● **Given problem**:
Copy each line in the data that includes the word "React".

● **Task data**:
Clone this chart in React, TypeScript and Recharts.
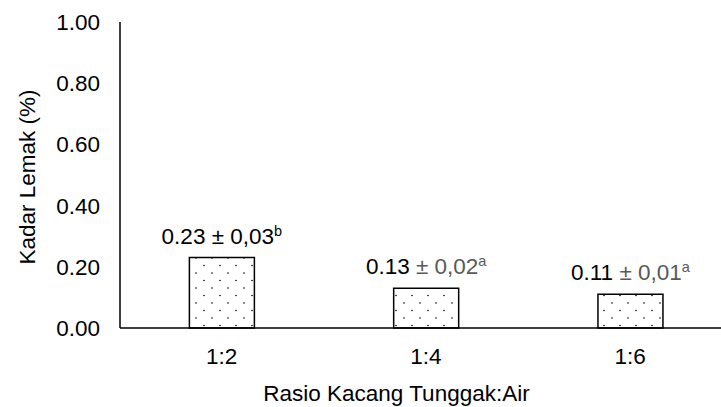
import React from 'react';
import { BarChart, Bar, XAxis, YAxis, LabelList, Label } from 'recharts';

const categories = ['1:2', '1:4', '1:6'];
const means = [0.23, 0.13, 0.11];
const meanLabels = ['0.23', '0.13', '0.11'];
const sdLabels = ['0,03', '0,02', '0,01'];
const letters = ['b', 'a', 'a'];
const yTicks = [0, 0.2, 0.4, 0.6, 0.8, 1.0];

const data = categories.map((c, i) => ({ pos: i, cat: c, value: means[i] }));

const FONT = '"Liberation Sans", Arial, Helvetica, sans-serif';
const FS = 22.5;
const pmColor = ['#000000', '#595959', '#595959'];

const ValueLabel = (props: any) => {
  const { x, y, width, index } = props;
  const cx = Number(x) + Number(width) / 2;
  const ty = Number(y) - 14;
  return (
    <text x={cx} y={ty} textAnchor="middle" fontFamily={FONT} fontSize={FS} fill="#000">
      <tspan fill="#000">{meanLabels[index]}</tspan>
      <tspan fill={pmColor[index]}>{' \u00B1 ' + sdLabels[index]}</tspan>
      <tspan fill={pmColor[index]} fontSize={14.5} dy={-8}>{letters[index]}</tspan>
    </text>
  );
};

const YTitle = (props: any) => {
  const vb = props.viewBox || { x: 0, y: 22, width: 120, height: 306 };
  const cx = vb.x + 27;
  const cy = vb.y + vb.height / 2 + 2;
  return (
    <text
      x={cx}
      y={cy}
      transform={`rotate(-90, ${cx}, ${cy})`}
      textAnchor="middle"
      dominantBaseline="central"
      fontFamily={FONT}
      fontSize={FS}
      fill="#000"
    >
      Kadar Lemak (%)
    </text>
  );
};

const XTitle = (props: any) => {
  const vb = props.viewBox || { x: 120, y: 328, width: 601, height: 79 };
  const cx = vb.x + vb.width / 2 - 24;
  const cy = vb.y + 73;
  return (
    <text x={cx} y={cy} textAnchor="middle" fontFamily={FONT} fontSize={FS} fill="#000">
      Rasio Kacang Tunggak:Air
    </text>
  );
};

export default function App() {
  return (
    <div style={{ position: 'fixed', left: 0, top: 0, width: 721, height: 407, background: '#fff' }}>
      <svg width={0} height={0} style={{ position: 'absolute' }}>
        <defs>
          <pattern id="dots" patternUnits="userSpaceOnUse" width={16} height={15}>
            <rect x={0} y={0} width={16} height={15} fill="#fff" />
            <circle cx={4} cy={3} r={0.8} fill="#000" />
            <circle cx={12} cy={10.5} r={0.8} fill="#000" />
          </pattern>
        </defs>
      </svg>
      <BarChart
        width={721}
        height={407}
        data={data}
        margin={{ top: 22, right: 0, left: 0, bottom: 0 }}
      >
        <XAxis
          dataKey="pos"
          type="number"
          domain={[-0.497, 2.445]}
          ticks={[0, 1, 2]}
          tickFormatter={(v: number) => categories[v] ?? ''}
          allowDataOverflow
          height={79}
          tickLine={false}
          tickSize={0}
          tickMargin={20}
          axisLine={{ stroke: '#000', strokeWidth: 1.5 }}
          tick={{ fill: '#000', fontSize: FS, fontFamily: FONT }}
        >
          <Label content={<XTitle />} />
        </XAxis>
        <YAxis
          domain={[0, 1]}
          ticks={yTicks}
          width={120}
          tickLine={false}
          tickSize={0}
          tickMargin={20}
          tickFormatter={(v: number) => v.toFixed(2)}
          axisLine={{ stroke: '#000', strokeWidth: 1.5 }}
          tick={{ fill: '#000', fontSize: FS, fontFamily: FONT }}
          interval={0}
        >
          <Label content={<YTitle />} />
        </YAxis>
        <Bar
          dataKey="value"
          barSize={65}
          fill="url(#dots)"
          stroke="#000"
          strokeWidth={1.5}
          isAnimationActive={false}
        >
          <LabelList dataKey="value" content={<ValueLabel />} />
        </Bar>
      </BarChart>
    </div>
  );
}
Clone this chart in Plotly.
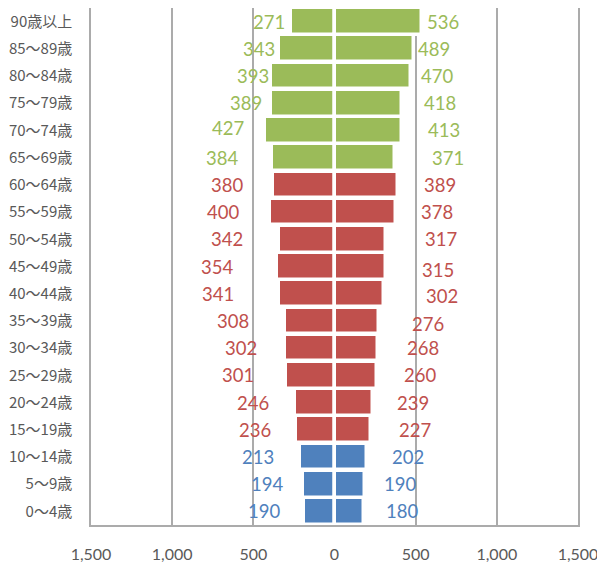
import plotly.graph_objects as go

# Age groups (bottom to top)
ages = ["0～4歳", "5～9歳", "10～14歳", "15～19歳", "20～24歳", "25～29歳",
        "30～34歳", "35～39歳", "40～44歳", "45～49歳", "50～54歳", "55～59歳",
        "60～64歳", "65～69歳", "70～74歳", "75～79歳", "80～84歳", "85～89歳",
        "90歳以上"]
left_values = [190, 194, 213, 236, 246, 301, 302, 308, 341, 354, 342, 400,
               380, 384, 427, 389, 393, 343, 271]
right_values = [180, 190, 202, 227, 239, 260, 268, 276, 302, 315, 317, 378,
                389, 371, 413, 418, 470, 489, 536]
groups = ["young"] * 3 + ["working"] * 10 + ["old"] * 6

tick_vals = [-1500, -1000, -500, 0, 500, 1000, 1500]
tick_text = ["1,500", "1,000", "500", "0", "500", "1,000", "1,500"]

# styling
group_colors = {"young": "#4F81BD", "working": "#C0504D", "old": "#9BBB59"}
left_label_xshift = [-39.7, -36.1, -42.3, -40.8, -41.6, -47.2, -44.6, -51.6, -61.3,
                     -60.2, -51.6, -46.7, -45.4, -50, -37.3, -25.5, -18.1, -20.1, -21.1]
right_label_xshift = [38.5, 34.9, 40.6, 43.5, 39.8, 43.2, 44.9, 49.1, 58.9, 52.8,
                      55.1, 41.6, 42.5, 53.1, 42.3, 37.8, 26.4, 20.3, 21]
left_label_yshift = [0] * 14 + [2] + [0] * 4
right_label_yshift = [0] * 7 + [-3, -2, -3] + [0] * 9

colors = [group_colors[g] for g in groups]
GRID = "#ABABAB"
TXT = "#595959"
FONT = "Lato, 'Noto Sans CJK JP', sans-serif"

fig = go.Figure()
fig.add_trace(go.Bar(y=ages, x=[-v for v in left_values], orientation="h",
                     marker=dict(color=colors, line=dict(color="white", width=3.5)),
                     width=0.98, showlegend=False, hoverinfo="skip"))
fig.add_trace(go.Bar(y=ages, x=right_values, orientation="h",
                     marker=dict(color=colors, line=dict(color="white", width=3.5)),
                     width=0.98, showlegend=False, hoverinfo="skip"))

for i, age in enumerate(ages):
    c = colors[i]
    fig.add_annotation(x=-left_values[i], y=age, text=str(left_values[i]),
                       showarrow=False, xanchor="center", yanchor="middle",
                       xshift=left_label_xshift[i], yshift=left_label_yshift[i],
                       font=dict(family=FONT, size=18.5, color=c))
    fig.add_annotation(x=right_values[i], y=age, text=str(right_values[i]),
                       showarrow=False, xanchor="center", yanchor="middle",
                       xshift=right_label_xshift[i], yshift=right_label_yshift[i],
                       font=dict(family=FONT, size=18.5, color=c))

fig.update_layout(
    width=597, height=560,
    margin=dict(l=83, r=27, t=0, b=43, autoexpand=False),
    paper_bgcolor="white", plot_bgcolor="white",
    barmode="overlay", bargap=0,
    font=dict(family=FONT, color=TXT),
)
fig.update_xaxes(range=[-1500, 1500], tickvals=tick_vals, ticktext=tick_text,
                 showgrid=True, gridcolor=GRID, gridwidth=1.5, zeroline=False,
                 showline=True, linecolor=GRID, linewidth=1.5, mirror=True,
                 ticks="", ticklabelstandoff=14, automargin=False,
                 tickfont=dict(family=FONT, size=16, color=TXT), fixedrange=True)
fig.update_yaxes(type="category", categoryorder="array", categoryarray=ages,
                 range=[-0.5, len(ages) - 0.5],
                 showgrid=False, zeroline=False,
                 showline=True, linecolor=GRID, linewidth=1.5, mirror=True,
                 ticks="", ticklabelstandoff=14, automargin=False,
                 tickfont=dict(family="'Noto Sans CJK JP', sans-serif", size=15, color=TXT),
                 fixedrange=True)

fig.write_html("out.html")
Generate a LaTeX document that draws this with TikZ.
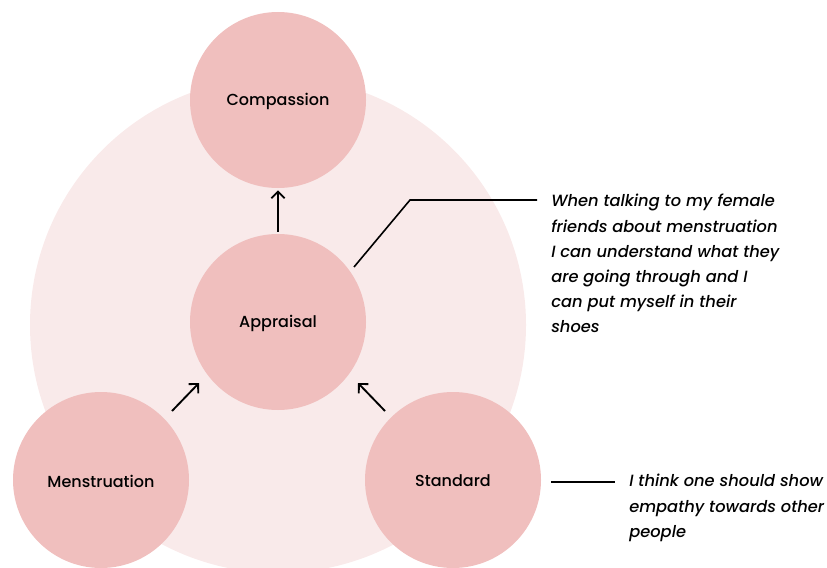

● **Solution for this exercise**:
Clone this chart in React, TypeScript and Recharts.
import React from 'react';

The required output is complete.